Getting Rid of Tin Roof Condensation Getting Rid of Tin Roof Condensation
Metal roof condensation, especially with a tin roof, can cause serious problems when the metal sweats or rain water is collected under the tin roof. When this happens the tin roof can can rust and even warp. If the tin roof sits on top of another material, such as wood, then you can get a case of wood rot. All of these situations lead to you having to completely replace the roof which costs a lot of money. The following article will how you some ways that you can get rid of condensation under a tin roof.
Step 1 - Removing the Tin Roof
A tin roof is typically found on barns and more so on sheds. This means that there is little chance of running into electrical current that is not properly shielded from the elements. When your roof is already in place there is, unfortunately, no direct or easy solution to the problem of condensation. If you get to it in time your tin roof should still be viable for you to use. Climb on the ladder and use your hammer and crowbar to remove the tin roof from the wooden frame.
Step 2 - Plywood Roofing
Measure the roof in two sections. Depending on the size of the roof you may have to piece plywood together. The goal is to use as many full sheets of plywood as possible. Hoist the plywood on top of the structure and line it up. Use the nail gain to affix the plywood on to the frame of the structure. Add as many plywood sheets as possible in order to cover the entire roof.
Step 3 - Adding the Plastic Sheeting
The tin roof created a vapor barrier which means that water vapor cannot get through it. When warm water vapor touches the tin roof on a chilly night the warm water is condensed by the cold. You need a barrier between these instances. Plastic sheeting is one such barrier. There is no clean way to attach the plastic. Drape the plastic sheeting over the roof and nail it in place 2 inches from the edges. Use the razor knife to cut the excess of the plastic sheeting.
Step 4 - Replacing the Tin Roof
Now that the barrier is affixed you can now replace the tin roof. Put it back exactly how it was previously. Use the tin nails to hammer it to the frame and new plywood roofing material.

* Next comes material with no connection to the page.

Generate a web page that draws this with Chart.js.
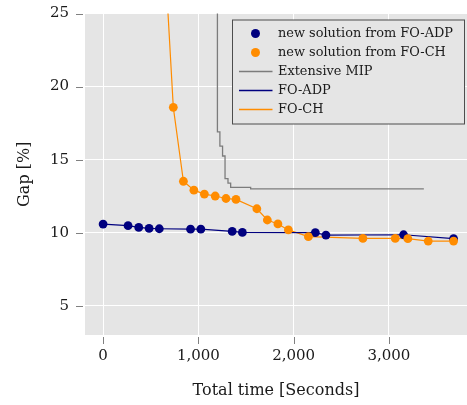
<!DOCTYPE html>
<html><head><meta charset="utf-8">
<script src="https://cdn.jsdelivr.net/npm/chart.js@4.4.0/dist/chart.umd.min.js"></script>
<style>html,body{margin:0;padding:0;background:#fff;} canvas{display:block;}</style>
</head><body>
<canvas id="c" width="467" height="405"></canvas>
<script>
// ---- data ----
const adpTime = [0, 262, 374, 483, 590, 918, 1026, 1355, 1462, 2228, 2339, 3154, 3679];
const adpGap  = [10.59, 10.48, 10.36, 10.29, 10.27, 10.24, 10.24, 10.09, 10.02, 10.00, 9.84, 9.86, 9.59];

const chTime = [600, 737, 843, 953, 1063, 1177, 1290, 1395, 1614, 1724, 1835, 1945, 2155, 2727, 3067, 3199, 3413, 3679];
const chGap  = [34.4, 18.58, 13.52, 12.91, 12.64, 12.51, 12.34, 12.28, 11.64, 10.87, 10.60, 10.19, 9.73, 9.61, 9.61, 9.59, 9.43, 9.43];

const mipTime = [1000, 1200, 1226, 1254, 1280, 1311, 1339, 1549, 3367];
const mipGap  = [100, 16.9, 15.92, 15.25, 13.70, 13.39, 13.10, 13.0, 13.0];

const xTicks = [0, 1000, 2000, 3000];
const yTicks = [5, 10, 15, 20, 25];

const labels = ['new solution from FO-ADP', 'new solution from FO-CH', 'Extensive MIP', 'FO-ADP', 'FO-CH'];
const xTitle = 'Total time [Seconds]';
const yTitle = 'Gap [%]';

const NAVY = '#00007f', ORANGE = '#ff8c00', GRAY = '#7c7c7c';
const pts = (xs, ys) => xs.map((x, i) => ({x, y: ys[i]}));
const FONT = '"DejaVu Serif", serif';

const bgPlugin = {
  id: 'bg',
  beforeDraw(chart) {
    const {ctx, chartArea: a} = chart;
    ctx.save();
    ctx.fillStyle = '#e5e5e5';
    ctx.fillRect(a.left, a.top, a.right - a.left, a.bottom - a.top);
    ctx.restore();
  },
  afterDraw(chart) {
    const {ctx, chartArea: a} = chart;
    const xs = chart.scales.x, ys = chart.scales.y;
    ctx.save();
    ctx.strokeStyle = '#808080';
    ctx.lineWidth = 1;
    ctx.beginPath();
    xs.ticks.forEach(t => {
      const p = Math.round(xs.getPixelForValue(t.value)) + 0.5;
      ctx.moveTo(p, a.bottom + 2); ctx.lineTo(p, a.bottom + 9);
    });
    ys.ticks.forEach(t => {
      const p = Math.round(ys.getPixelForValue(t.value)) + 0.5;
      ctx.moveTo(a.left - 9, p); ctx.lineTo(a.left - 2, p);
    });
    ctx.stroke();
    ctx.restore();
  }
};

const legendPlugin = {
  id: 'boxLegend',
  afterDatasetsDraw(chart) {
    const {ctx, chartArea: a} = chart;
    const bx = a.right - 234.5, by = a.top + 6.5, bw = 232, bh = 104;
    ctx.save();
    ctx.fillStyle = '#e5e5e5';
    ctx.fillRect(bx, by, bw, bh);
    ctx.strokeStyle = '#4d4d4d';
    ctx.lineWidth = 1;
    ctx.strokeRect(bx, by, bw, bh);
    ctx.font = '12.9px ' + FONT;
    ctx.textBaseline = 'middle';
    ctx.textAlign = 'left';
    chart.data.datasets.forEach((ds, i) => {
      const cy = Math.round(by + 13 + i * 19) + 0.5;
      if (ds.showLine === false) {
        ctx.fillStyle = ds.pointBackgroundColor;
        ctx.beginPath();
        ctx.arc(bx + 23, cy, 4.5, 0, Math.PI * 2);
        ctx.fill();
      } else {
        ctx.strokeStyle = ds.borderColor;
        ctx.lineWidth = 1.4;
        ctx.beginPath();
        ctx.moveTo(bx + 6.5, cy); ctx.lineTo(bx + 40, cy);
        ctx.stroke();
      }
      ctx.fillStyle = '#1a1a1a';
      ctx.fillText(ds.label, bx + 45.5, cy);
    });
    ctx.restore();
  }
};

new Chart(document.getElementById('c'), {
  type: 'scatter',
  data: {
    datasets: [
      {label: labels[0], data: pts(adpTime, adpGap), showLine: false, pointRadius: 4.4, pointBorderWidth: 0,
       pointBackgroundColor: NAVY, pointBorderColor: NAVY, order: 2},
      {label: labels[1], data: pts(chTime, chGap), showLine: false, pointRadius: 4.4, pointBorderWidth: 0,
       pointBackgroundColor: ORANGE, pointBorderColor: ORANGE, order: 1},
      {label: labels[2], data: pts(mipTime, mipGap), showLine: true, stepped: 'before', pointRadius: 0,
       borderColor: GRAY, borderWidth: 1.3, order: 5},
      {label: labels[3], data: pts(adpTime, adpGap), showLine: true, pointRadius: 0,
       borderColor: NAVY, borderWidth: 1.2, order: 3},
      {label: labels[4], data: pts(chTime, chGap), showLine: true, pointRadius: 0,
       borderColor: ORANGE, borderWidth: 1.2, order: 4}
    ]
  },
  options: {
    responsive: false,
    devicePixelRatio: 1,
    animation: false,
    layout: {autoPadding: false, padding: {left: 0, right: 0, top: 13.5, bottom: 0}},
    plugins: {legend: {display: false}, tooltip: {enabled: false}},
    scales: {
      x: {
        type: 'linear', min: -190, max: 3820,
        afterBuildTicks: s => { s.ticks = xTicks.map(v => ({value: v})); },
        afterFit: s => { s.height = 70; s.paddingLeft = 0; s.paddingRight = 0; s.paddingTop = 0; s.paddingBottom = 0; },
        grid: {color: '#ffffff', lineWidth: 1, drawTicks: false},
        border: {display: false},
        ticks: {padding: 12, color: '#1a1a1a', font: {family: FONT, size: 15},
                callback: v => Number(v).toLocaleString('en-US')},
        title: {display: true, text: xTitle, color: '#1a1a1a', font: {family: FONT, size: 16},
                padding: {top: 0, bottom: 5}}
      },
      y: {
        type: 'linear', min: 3, max: 25,
        afterBuildTicks: s => { s.ticks = yTicks.map(v => ({value: v})); },
        afterFit: s => { s.width = 85; s.paddingLeft = 0; s.paddingRight = 0; s.paddingTop = 0; s.paddingBottom = 0; },
        grid: {color: '#ffffff', lineWidth: 1, drawTicks: false},
        border: {display: false},
        ticks: {padding: 16, color: '#1a1a1a', font: {family: FONT, size: 15}},
        title: {display: true, text: yTitle, color: '#1a1a1a', font: {family: FONT, size: 16},
                padding: {top: 15.5, bottom: 0}}
      }
    }
  },
  plugins: [bgPlugin, legendPlugin]
});
</script>
</body></html>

Step 5 - The Inside of the Structure
The temperature difference inside the building creates that warm air which interacts with the cool rain. You can create a true weather barrier by first filling in the space between the studs with fiberglass. Next, drape the plastic sheeting over the walls and hammer them in place through the studs. Continue until the inner walls are covered. Finally, measure and cut sheets of plywood and affix in place over the plastic sheeting. This creates a true barrier which will reduce the risk of tin roof condensation.